__Recorded information__:
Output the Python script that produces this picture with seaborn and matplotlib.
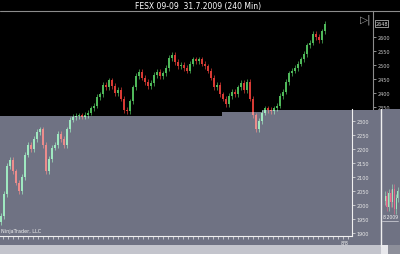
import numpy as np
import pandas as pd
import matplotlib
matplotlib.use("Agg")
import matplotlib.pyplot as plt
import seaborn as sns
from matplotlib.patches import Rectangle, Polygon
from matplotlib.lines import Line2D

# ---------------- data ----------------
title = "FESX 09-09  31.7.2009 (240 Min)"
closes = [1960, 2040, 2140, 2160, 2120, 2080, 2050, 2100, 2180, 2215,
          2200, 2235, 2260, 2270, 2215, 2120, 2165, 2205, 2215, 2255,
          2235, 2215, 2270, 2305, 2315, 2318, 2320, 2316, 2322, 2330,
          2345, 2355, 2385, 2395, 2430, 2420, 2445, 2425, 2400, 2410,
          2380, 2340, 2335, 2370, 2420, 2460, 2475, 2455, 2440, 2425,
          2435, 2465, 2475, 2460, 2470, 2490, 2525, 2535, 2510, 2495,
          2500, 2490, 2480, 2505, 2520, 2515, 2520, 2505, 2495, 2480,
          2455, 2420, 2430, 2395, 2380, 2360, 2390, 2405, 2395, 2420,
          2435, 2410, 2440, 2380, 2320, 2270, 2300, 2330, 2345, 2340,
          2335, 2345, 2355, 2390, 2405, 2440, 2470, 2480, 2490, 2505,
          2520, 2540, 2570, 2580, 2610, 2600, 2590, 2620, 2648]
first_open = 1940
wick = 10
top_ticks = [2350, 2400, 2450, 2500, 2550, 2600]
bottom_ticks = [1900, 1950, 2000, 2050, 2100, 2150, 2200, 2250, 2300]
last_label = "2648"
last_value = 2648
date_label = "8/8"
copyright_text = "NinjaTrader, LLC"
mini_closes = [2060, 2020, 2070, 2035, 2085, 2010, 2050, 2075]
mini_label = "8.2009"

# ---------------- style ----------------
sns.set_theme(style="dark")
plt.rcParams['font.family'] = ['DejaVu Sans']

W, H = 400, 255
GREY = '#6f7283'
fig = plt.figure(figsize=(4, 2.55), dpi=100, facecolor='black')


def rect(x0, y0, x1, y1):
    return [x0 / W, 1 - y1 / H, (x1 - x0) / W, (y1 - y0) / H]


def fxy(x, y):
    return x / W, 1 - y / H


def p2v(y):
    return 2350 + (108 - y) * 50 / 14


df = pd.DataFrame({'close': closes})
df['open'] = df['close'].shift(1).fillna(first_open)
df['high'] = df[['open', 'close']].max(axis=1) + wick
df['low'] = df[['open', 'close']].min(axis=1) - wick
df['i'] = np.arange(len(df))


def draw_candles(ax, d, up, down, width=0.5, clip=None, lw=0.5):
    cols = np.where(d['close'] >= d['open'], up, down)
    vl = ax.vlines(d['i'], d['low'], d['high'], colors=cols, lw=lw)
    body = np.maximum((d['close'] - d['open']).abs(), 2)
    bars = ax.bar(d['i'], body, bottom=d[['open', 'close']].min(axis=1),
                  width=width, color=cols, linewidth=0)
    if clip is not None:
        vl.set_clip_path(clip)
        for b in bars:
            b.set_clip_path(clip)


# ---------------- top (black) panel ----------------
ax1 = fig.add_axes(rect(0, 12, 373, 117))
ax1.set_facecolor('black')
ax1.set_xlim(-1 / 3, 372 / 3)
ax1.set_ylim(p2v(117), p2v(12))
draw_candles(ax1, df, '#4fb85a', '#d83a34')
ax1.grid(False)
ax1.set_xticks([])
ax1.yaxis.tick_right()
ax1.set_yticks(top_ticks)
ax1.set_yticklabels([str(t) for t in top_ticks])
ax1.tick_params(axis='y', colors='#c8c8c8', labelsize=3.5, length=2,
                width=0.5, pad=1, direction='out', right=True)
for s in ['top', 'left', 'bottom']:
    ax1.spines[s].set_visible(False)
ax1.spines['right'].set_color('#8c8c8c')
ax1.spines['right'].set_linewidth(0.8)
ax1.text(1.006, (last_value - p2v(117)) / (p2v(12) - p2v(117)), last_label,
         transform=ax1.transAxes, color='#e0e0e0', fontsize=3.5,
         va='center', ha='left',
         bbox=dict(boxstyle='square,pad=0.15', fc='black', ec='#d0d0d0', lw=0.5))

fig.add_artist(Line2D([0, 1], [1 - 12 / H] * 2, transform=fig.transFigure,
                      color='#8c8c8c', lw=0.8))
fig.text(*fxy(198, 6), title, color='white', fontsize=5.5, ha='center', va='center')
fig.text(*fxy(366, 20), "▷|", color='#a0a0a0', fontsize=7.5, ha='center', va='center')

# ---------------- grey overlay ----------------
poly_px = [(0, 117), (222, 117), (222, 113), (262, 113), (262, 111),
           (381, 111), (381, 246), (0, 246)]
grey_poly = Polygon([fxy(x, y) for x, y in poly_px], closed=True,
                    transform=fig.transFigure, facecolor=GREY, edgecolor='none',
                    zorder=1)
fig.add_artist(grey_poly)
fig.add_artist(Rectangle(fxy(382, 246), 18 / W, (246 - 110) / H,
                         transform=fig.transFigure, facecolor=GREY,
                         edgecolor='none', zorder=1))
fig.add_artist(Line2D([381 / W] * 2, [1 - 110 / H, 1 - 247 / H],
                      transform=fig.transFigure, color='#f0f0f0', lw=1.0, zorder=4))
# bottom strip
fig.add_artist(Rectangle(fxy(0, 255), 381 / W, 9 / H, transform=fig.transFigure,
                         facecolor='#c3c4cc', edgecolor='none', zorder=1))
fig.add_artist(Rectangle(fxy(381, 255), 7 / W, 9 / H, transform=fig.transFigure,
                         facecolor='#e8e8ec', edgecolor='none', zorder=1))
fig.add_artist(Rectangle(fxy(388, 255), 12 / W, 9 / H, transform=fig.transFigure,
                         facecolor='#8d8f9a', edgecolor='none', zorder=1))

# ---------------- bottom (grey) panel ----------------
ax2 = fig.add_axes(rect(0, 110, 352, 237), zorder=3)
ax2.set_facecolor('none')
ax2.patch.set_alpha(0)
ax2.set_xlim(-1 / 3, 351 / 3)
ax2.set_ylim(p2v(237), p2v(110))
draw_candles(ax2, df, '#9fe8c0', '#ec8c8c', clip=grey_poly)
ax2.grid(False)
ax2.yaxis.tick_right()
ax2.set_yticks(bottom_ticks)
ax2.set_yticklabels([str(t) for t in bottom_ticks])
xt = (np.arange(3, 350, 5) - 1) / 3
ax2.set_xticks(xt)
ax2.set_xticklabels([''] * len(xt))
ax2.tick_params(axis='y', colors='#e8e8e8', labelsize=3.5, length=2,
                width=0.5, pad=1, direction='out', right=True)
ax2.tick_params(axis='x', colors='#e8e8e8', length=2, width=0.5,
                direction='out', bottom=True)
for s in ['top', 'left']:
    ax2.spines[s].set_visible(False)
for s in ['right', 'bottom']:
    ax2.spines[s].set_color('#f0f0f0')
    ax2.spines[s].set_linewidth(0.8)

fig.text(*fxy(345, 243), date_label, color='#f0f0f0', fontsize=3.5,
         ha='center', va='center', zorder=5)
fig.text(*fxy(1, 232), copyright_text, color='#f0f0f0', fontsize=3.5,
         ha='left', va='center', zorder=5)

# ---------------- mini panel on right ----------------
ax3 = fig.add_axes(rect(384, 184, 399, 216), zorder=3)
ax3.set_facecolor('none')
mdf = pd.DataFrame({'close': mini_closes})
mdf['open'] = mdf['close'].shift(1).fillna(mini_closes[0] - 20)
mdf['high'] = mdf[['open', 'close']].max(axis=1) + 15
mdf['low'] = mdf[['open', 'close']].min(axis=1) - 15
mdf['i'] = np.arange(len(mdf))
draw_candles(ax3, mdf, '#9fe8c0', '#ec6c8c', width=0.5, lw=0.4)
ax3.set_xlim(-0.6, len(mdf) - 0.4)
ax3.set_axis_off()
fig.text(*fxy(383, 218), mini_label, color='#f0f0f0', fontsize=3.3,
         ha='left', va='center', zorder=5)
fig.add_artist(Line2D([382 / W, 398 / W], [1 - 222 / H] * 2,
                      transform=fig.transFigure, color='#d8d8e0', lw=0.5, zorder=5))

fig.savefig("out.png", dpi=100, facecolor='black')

__What you need to do__: Output exactly the span of lines from the top of the listing through the line holding "from matplotlib.lines import Line2D", and leave every picture out.

__Answer to the task__:
Output the Python script that produces this picture with seaborn and matplotlib.
import numpy as np
import pandas as pd
import matplotlib
matplotlib.use("Agg")
import matplotlib.pyplot as plt
import seaborn as sns
from matplotlib.patches import Rectangle, Polygon
from matplotlib.lines import Line2D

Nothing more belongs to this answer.